The bass was run direct, and Ariel's guitar amp was in another room so there was not much issue with bleed there. The vocals were, however, in the same room as the drums. I was able to work around this potential problem more or less by using dynamic microphones on the vocals which rejected the drum kit, as well as allowed for the vocalist to get right up on the microphone and sing, thereby diminishing any background noise. Also, gating the vocals in this environment is essential, as it minimizes the bleed of what you don't want coming through the microphone by either lowering the volume or shutting it off completely. I didn't want the vocal mics to be cut off completely when the vocalists weren't singing because they also serve as kind of a room mic for the drums. If I gated them out completely it would sound weird, and you would hear it. All in all, as I begin to mix these songs it will be a negotiation back and forth between too much or too little gating, bleed, etc in order to maintain intelligibility but not lose the vibe, energy and well, yes, chaos of a live recording.
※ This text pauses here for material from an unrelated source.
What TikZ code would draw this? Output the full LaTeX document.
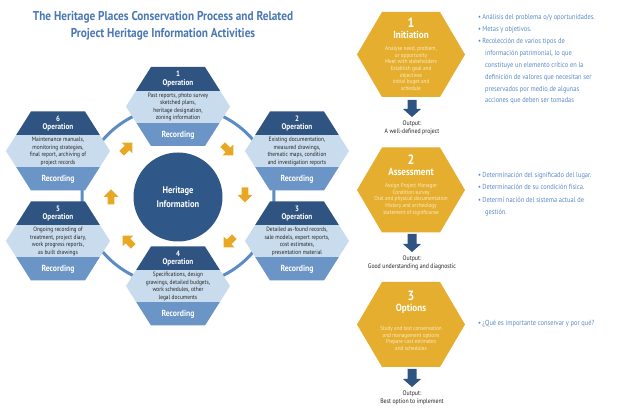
\documentclass[tikz,border=0pt]{standalone}
\usepackage{fontspec}
\setmainfont{PT Sans}[FakeStretch=0.88]
\definecolor{hdark}{HTML}{2F5482}
\definecolor{hlight}{HTML}{C9DCEE}
\definecolor{hmid}{HTML}{6A95C6}
\definecolor{ringc}{HTML}{5B8CC3}
\definecolor{circc}{HTML}{2F5787}
\definecolor{yel}{HTML}{E9A823}
\definecolor{ohex}{HTML}{E6AE2E}
\definecolor{otxt}{HTML}{FBEBC4}
\definecolor{bblue}{HTML}{5A8BC6}
\definecolor{ttl}{HTML}{4A78B3}
\tikzset{
  numtxt/.style={text=white,font=\bfseries\fontsize{7.8}{8}\selectfont,inner sep=0},
  optxt/.style={text=white,font=\bfseries\fontsize{8.2}{9}\selectfont,inner sep=0},
  rectxt/.style={text=white,font=\bfseries\fontsize{8.8}{9}\selectfont,inner sep=0},
  hextxt/.style={text=black!85,font=\fontsize{6.2}{7.5}\selectfont,inner sep=0,align=center},
  onum/.style={text=white,font=\bfseries\fontsize{13.5}{14}\selectfont,inner sep=0},
  otitle/.style={text=white,font=\bfseries\fontsize{10.3}{11}\selectfont,inner sep=0},
  ohtxt/.style={text=otxt,font=\fontsize{5.9}{6.6}\selectfont,inner sep=0,align=center},
  outtxt/.style={text=black!85,font=\fontsize{6.6}{8.2}\selectfont,inner sep=0,align=center},
  btxt/.style={text=bblue,font=\fontsize{7.3}{9}\selectfont,inner sep=0,anchor=base west},
  ttltxt/.style={text=ttl,font=\bfseries\fontsize{12.8}{17}\selectfont,inner sep=0,align=center},
}
\newcommand\ophex[5]{%
  \begin{scope}
    \clip (#2-52,#3) -- (#2-27,#3-39.5) -- (#2+27,#3-39.5) -- (#2+52,#3) -- (#2+27,#3+39.5) -- (#2-27,#3+39.5) -- cycle;
    \fill[hdark] (#2-60,#3-41) rectangle (#2+60,#3-15.5);
    \fill[hlight] (#2-60,#3-15.5) rectangle (#2+60,#3+16.5);
    \fill[hmid] (#2-60,#3+16.5) rectangle (#2+60,#3+41);
  \end{scope}
  \node[numtxt] (#1num) at (#2,#3-32.5) {#4};
  \node[optxt] (#1op) at (#2,#3-23.5) {Operation};
  \node[hextxt] (#1txt) at (#2,#3+0.5) {#5};
  \node[rectxt] (#1rec) at (#2,#3+28.5) {Recording};
}
\newcommand\orhex[1]{%
  \fill[ohex] (411-54,#1) -- (411-29,#1-42.5) -- (411+29,#1-42.5) -- (411+54,#1) -- (411+29,#1+42.5) -- (411-29,#1+42.5) -- cycle;
}
\newcommand\yarrow[3]{%
  \begin{scope}[shift={(#1,#2)},rotate=#3]
    \fill[yel] (-7.5,-3.3) -- (0,-3.3) -- (0,-7.5) -- (7.5,0) -- (0,7.5) -- (0,3.3) -- (-7.5,3.3) -- cycle;
  \end{scope}
}
\newcommand\barrow[2]{%
  \fill[hdark] (412-4.5,#1) -- (412+4.5,#1) -- (412+4.5,#2-8) -- (412+9,#2-8) -- (412,#2) -- (412-9,#2-8) -- (412-4.5,#2-8) -- cycle;
}
\begin{document}
\begin{tikzpicture}[x=1pt,y=-1pt]
\useasboundingbox (0,0) rectangle (630,419);
\fill[white] (0,0) rectangle (630,419);

% title
\node[ttltxt] (title) at (163,25.5) {The Heritage Places Conservation Process and Related\\Project Heritage Information Activities};

% ring
\draw[ringc,line width=3] (178,196) ellipse [x radius=96, y radius=90];

% center
\node[circle,fill=circc,minimum size=89,inner sep=0,text=white,font=\bfseries\fontsize{9.6}{14.5}\selectfont,align=center] (heritage) at (178,197) {Heritage\\Information};

% hexagons
\ophex{h1}{178}{106.5}{1}{Past reports, photo survey\\sketched plans,\\heritage designation,\\zoning information}
\ophex{h2}{297}{151}{2}{Existing documentation,\\measured drawings,\\thematic maps, condition\\and investigation reports}
\ophex{h3}{297}{241}{3}{Detailed as-found records,\\sale models, expert reports,\\cost estimates,\\presentation material}
\ophex{h4}{178}{286}{4}{Specifications, design\\grawings, detailed budgets,\\work schedules, other\\legal documents}
\ophex{h5}{58}{241}{5}{Ongoing recording of\\treatment, project diary,\\work progress reports,\\as built drawings}
\ophex{h6}{58}{151}{6}{Maintenance manuals,\\monitoring strategies,\\final report, archiving of\\project records}

% yellow arrows
\yarrow{127}{148}{45}
\yarrow{228}{150}{-45}
\yarrow{245}{195}{-90}
\yarrow{229}{242}{-135}
\yarrow{128}{241}{135}
\yarrow{111}{197}{90}

% orange process
\orhex{54.5}
\node[onum] (o1num) at (411,22.5) {1};
\node[otitle] (o1t) at (411,35) {Initiation};
\node[ohtxt] (o1txt) at (411,68.5) {Analyse need, problem,\\or opportunity\\Meet with stakeholders\\Establish goal and\\objectives\\initial buget and\\schedule};
\barrow{100}{117}
\node[outtxt] (out1) at (412,128) {Output:\\A well-defined project};

\orhex{190}
\node[onum] (o2num) at (411,159.5) {2};
\node[otitle] (o2t) at (411,172) {Assessment};
\node[ohtxt] (o2txt) at (411,199.5) {Assign Project Manager\\Condition survey\\Oral and physical documentation\\History and archeology\\statement of significanse};
\barrow{234}{252}
\node[outtxt] (out2) at (412,262.5) {Output:\\Good understanding and diagnostic};

\orhex{324.5}
\node[onum] (o3num) at (411,296) {3};
\node[otitle] (o3t) at (411,308.5) {Options};
\node[ohtxt] (o3txt) at (411,338.5) {Study and test conservation\\and management options\\Prepare cost estimates\\and schedules};
\barrow{369}{387}
\node[outtxt] (out3) at (412,397.5) {Output:\\Best option to implement};

% bullets
\node[btxt] (b1) at (478,19.5) {\textbullet\,Análisis del problema o/y oportunidades.};
\node[btxt] (b2) at (478,31.5) {\textbullet\,Metas y objetivos.};
\node[btxt] (b3) at (478,44) {\textbullet\,Recolección de varios tipos de};
\node[btxt] (b4) at (485,55.8) {información patrimonial, lo que};
\node[btxt] (b5) at (485,67.6) {constituye un elemento crítico en la};
\node[btxt] (b6) at (485,79.4) {definición de valores que necesitan ser};
\node[btxt] (b7) at (485,91.2) {preservados por medio de algunas};
\node[btxt] (b8) at (485,103) {acciones que deben ser tomadas};

\node[btxt] (c1) at (478,177.5) {\textbullet\,Determinación del significado del lugar.};
\node[btxt] (c2) at (478,190) {\textbullet\,Determinación de su condición física.};
\node[btxt] (c3) at (478,202.5) {\textbullet\,Determi nación del sistema actual de};
\node[btxt] (c4) at (485,214.5) {gestión.};

\node[btxt] (d1) at (478,325.5) {\textbullet\,¿Qué es importante conservar y por qué?};
\end{tikzpicture}
\end{document}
Just listening back to the roughs I can tell these songs are going to sound great. My job now is to capture the energy, spontaneity and humanity of the recording while accentuating and emphasizing everyone's strengths and minimizing their weaknesses. I typically don't spend hours and hours mixing these type of sessions because that's somewhat contradictory to their intent: to capture an authentic sonic photograph of a band on a given day in Denton in a hi-fi environment so that it can be enjoyed by all. Don't get me wrong; I will pay excruciating attention to detail, but only so that my efforts essentially get out of the way and allow for the band to shine through. Guess I'll get after it.